*Exercise*.
Go through the listing below and gather every line with the word "this".

*Information given*.
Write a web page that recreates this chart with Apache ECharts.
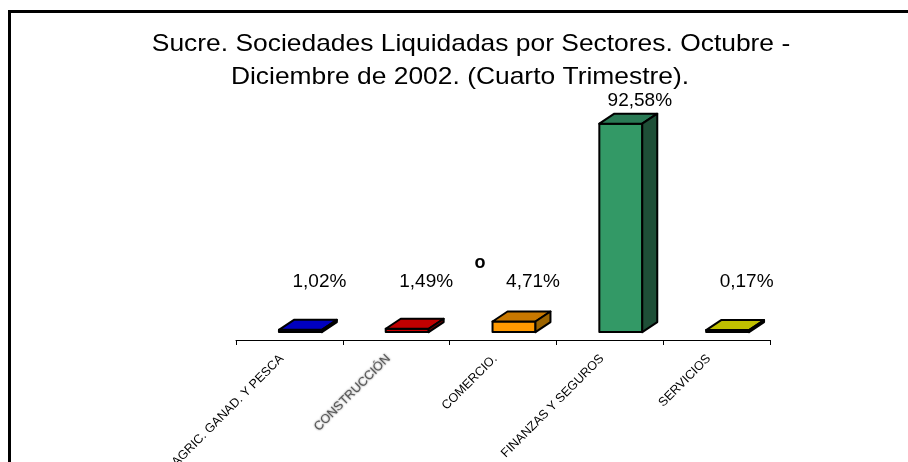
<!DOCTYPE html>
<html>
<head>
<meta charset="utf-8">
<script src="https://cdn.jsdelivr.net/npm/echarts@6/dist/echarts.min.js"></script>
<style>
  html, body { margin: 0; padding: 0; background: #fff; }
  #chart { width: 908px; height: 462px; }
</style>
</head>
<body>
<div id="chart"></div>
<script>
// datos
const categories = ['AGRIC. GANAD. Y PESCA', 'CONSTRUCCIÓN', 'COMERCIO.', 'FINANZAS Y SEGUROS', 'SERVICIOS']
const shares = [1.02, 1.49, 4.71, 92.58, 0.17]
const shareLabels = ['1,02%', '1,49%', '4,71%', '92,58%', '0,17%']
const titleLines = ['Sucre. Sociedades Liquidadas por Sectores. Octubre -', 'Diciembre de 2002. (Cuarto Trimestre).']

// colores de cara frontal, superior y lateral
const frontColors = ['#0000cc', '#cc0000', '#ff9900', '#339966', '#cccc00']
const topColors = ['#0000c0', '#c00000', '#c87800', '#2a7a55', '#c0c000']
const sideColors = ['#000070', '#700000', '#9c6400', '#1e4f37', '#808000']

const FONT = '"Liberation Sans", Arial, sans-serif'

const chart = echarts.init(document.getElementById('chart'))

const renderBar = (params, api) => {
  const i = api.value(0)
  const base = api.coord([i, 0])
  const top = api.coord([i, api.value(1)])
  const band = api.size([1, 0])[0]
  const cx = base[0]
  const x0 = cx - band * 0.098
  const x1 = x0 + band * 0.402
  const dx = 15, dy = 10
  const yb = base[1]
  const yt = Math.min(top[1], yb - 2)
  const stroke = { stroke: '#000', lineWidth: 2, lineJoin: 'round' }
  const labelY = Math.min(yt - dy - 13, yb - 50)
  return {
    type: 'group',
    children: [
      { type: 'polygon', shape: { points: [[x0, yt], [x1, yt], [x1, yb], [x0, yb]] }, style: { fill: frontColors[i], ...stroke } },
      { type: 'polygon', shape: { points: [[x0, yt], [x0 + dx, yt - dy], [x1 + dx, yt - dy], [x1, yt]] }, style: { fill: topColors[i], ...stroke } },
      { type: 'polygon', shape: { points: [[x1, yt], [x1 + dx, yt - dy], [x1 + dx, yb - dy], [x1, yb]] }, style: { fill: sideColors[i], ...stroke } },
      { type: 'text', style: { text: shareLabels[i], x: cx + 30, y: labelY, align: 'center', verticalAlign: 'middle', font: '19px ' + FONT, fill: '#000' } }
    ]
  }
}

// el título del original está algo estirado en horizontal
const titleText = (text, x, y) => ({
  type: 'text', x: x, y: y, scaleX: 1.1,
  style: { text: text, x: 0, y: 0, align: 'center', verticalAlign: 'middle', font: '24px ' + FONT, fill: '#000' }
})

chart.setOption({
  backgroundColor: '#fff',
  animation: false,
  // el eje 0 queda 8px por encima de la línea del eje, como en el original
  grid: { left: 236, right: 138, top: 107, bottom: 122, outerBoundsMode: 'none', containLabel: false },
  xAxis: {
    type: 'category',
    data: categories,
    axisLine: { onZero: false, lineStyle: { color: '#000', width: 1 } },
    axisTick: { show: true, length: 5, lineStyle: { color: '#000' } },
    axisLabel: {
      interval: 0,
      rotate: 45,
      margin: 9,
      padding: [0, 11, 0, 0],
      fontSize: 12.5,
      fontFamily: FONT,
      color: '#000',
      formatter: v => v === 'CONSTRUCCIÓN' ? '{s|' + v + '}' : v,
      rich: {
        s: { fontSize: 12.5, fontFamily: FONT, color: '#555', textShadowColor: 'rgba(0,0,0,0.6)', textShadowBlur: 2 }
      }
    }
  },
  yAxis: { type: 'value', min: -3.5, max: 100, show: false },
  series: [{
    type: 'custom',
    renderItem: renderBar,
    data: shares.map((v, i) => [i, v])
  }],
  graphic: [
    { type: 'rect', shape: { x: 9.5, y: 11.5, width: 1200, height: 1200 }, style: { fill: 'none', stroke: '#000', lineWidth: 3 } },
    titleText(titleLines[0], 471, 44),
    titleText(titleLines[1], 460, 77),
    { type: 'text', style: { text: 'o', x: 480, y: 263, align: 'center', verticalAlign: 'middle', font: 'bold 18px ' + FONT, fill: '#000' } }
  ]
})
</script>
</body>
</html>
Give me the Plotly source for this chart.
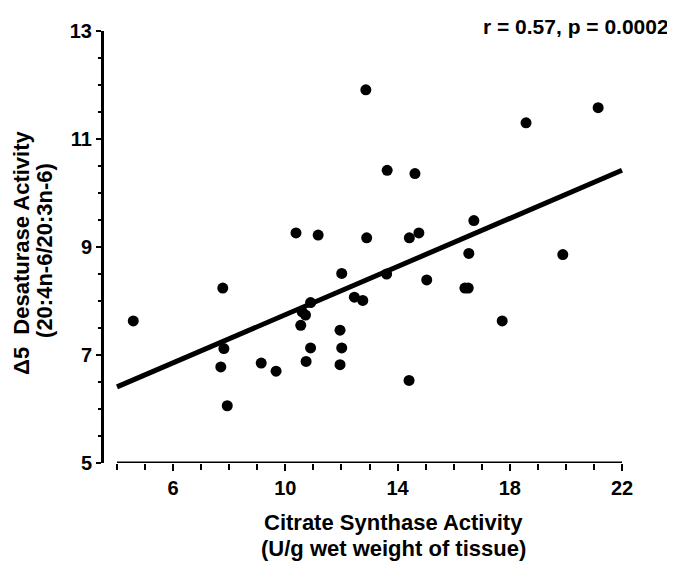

*Answer for the task*.
Write a web page that recreates this chart with Apache ECharts.
Give me the Plotly source for this chart.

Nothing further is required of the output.